Problem: What is the count of lines in the listing below that hold the string "matplotlib"? Reply with that number alone.

Stored data:
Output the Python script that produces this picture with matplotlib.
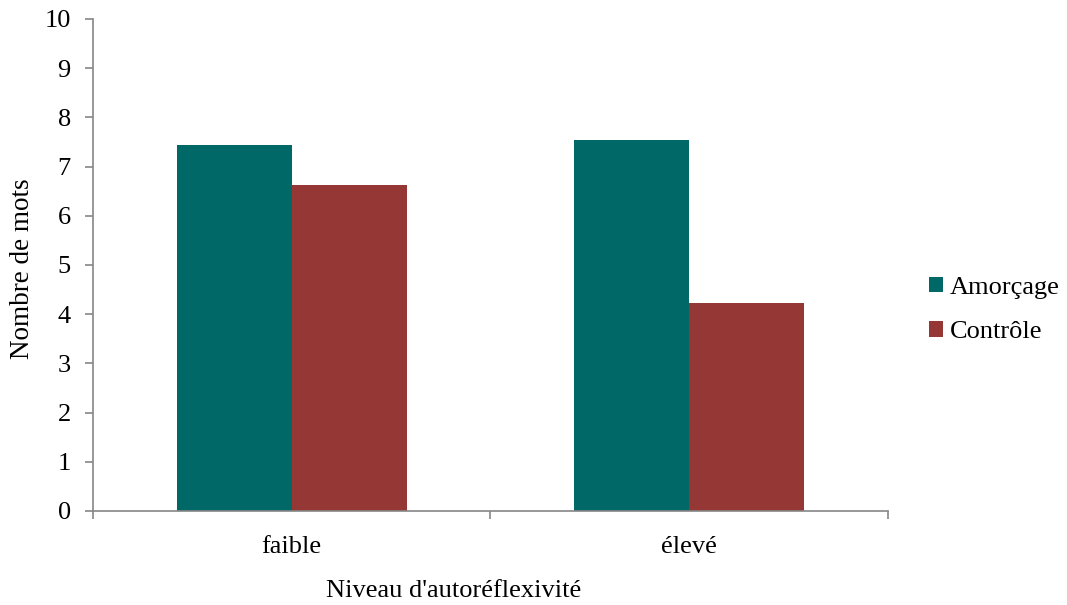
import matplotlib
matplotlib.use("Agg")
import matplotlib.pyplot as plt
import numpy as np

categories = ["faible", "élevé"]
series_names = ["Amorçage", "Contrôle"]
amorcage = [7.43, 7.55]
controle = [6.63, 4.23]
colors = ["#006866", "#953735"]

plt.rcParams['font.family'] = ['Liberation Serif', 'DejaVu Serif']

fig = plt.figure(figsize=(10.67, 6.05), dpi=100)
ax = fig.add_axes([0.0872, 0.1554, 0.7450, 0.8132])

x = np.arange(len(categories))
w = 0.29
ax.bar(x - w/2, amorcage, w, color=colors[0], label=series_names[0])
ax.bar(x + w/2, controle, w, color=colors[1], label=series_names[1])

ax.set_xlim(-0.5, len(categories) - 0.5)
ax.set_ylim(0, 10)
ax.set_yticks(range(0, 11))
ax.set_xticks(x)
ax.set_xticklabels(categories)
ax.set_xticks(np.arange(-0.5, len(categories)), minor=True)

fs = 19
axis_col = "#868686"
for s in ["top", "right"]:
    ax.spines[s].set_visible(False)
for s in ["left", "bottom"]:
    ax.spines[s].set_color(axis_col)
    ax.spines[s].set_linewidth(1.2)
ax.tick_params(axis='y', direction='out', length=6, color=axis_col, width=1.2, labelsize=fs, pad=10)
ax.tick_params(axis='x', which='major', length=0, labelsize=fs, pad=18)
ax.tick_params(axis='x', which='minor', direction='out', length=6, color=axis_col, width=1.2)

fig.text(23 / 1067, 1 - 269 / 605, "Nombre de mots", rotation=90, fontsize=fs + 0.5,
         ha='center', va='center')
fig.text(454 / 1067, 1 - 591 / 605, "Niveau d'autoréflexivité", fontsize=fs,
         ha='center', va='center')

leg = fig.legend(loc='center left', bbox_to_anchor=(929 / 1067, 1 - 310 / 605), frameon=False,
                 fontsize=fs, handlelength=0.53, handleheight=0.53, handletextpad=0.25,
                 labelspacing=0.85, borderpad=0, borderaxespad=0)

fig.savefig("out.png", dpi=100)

* * *

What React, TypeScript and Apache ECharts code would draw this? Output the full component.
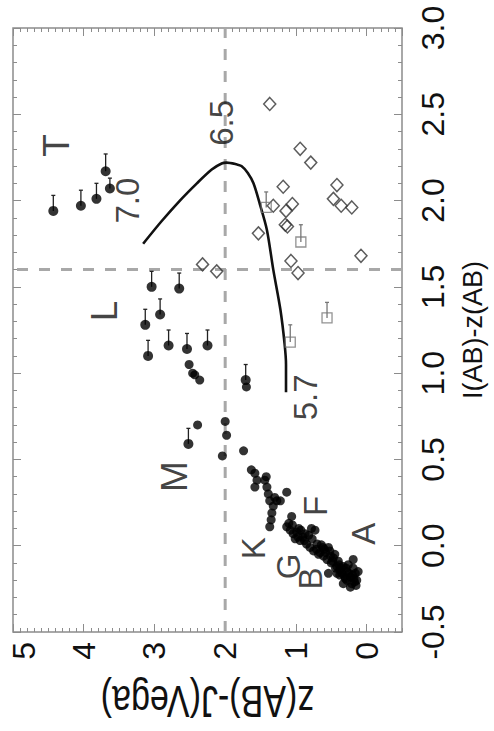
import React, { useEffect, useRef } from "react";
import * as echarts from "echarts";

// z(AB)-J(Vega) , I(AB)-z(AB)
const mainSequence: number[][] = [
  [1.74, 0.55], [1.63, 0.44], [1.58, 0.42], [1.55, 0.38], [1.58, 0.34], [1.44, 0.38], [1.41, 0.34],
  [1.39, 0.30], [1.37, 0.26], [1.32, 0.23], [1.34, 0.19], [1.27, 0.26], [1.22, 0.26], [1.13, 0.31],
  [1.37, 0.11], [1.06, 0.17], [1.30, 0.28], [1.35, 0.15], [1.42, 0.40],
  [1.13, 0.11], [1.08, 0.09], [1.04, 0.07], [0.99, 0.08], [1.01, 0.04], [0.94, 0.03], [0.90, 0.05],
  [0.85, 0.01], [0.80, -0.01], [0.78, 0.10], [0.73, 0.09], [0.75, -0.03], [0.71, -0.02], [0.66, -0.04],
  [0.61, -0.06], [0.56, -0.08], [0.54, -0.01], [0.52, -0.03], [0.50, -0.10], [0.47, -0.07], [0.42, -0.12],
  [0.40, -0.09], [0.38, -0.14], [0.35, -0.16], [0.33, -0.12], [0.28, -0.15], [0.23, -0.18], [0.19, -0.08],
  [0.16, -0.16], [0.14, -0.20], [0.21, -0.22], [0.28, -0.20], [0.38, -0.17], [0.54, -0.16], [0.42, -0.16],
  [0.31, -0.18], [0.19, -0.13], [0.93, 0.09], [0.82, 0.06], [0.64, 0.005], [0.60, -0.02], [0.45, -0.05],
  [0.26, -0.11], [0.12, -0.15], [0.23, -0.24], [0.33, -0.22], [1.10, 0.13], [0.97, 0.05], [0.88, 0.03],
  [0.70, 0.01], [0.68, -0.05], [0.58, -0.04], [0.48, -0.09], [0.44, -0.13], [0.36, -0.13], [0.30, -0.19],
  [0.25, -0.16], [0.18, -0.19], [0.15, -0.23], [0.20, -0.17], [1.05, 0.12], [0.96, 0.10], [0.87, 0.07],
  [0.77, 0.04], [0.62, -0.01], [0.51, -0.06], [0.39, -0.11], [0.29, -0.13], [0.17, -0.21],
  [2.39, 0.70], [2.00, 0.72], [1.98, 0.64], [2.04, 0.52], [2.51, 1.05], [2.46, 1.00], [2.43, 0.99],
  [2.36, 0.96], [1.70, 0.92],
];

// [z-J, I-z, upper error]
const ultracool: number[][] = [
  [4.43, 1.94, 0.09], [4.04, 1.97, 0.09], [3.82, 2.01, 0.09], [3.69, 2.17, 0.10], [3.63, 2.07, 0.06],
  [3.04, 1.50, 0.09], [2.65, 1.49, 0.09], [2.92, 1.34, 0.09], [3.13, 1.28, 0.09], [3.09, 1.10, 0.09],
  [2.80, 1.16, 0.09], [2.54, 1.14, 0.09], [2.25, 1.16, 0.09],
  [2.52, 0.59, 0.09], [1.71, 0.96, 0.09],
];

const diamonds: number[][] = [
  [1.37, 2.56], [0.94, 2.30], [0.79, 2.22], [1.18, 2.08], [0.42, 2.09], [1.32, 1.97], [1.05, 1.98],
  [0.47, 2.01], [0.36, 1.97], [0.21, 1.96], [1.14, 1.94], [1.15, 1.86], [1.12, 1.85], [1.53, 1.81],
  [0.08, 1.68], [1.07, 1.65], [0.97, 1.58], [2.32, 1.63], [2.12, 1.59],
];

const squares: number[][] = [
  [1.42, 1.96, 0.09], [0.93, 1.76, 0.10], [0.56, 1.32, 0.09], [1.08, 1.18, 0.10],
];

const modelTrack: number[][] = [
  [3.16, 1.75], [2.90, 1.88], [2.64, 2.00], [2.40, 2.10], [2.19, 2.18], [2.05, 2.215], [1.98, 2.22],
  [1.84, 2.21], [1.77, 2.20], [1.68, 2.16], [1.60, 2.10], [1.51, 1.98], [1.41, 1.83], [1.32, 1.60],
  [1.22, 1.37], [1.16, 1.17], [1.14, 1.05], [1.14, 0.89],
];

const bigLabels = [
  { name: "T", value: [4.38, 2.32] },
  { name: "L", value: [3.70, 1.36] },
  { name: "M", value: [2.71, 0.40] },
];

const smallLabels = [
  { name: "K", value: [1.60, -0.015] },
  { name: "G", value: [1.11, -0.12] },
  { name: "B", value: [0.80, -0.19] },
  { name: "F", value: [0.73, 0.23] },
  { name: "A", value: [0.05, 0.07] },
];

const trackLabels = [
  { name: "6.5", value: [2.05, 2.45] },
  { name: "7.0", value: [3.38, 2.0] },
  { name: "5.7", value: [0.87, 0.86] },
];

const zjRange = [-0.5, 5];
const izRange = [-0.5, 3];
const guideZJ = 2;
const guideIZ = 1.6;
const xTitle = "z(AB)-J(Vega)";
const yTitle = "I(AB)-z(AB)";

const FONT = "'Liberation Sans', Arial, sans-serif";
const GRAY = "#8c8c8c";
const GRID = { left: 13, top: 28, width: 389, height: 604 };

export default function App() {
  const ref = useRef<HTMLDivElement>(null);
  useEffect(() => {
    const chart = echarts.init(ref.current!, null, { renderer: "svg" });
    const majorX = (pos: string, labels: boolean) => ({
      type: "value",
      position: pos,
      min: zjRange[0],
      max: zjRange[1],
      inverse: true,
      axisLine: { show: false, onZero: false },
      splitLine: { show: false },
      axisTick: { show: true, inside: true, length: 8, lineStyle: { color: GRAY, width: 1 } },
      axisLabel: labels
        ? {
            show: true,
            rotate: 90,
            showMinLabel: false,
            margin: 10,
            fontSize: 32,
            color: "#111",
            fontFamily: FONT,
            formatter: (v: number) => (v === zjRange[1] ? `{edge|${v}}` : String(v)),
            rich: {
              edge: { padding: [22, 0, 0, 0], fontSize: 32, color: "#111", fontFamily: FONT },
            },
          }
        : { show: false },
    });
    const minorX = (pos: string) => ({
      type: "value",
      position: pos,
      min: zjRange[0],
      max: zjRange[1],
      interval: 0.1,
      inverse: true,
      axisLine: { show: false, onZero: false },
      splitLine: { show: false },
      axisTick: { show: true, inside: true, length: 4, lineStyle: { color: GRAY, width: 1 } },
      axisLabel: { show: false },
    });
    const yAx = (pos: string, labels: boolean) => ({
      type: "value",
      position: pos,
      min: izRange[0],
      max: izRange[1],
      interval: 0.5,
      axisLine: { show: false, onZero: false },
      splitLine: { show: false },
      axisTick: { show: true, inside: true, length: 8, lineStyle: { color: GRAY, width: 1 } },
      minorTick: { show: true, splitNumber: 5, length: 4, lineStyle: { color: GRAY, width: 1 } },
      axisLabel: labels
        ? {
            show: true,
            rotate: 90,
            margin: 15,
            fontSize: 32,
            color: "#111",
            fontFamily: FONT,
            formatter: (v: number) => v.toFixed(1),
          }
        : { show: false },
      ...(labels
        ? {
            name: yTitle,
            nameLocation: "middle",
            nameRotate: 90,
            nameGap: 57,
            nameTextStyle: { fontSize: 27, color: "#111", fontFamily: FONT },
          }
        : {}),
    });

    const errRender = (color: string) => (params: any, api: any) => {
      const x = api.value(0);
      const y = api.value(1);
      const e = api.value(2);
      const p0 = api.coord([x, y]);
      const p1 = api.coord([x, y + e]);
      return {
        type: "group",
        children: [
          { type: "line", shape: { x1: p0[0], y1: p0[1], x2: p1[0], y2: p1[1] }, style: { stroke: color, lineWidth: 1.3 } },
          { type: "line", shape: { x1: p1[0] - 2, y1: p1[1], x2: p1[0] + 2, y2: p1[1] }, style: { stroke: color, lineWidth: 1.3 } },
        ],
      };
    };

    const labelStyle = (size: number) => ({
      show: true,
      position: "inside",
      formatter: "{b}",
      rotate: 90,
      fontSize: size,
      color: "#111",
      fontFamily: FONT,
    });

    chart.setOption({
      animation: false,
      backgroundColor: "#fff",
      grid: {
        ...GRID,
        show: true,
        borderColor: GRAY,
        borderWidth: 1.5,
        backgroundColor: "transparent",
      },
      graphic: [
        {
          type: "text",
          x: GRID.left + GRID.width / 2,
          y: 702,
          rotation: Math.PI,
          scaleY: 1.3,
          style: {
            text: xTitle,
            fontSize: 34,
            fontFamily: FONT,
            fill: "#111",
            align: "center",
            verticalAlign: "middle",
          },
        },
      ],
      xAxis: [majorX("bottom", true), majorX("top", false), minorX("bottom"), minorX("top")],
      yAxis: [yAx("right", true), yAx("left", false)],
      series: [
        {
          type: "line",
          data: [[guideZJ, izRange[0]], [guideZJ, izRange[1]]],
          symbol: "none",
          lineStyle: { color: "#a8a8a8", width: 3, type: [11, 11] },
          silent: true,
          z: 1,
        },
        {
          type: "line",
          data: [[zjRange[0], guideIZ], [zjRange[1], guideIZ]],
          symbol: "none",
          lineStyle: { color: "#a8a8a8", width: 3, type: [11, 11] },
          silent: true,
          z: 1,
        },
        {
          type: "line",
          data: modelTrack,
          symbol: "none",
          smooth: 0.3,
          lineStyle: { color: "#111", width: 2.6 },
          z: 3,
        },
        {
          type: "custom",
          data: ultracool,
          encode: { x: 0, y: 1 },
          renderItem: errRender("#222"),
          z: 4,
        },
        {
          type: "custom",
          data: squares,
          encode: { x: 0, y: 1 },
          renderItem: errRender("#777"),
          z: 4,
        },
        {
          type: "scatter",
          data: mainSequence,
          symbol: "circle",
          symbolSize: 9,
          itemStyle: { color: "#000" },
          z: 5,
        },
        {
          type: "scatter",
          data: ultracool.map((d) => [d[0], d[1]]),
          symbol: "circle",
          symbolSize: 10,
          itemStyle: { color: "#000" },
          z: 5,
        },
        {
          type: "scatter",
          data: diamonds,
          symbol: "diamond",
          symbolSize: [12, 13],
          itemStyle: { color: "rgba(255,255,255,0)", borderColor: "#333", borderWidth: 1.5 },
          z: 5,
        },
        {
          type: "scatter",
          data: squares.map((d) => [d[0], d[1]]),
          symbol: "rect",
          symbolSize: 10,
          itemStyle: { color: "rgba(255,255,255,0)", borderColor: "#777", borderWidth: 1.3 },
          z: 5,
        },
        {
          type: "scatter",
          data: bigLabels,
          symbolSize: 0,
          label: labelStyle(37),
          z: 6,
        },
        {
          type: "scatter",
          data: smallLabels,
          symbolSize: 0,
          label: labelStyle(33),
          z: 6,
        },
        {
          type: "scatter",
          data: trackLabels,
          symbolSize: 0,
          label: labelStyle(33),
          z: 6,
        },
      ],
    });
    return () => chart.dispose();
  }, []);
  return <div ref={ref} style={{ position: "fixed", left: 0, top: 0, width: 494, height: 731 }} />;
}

Full output: 4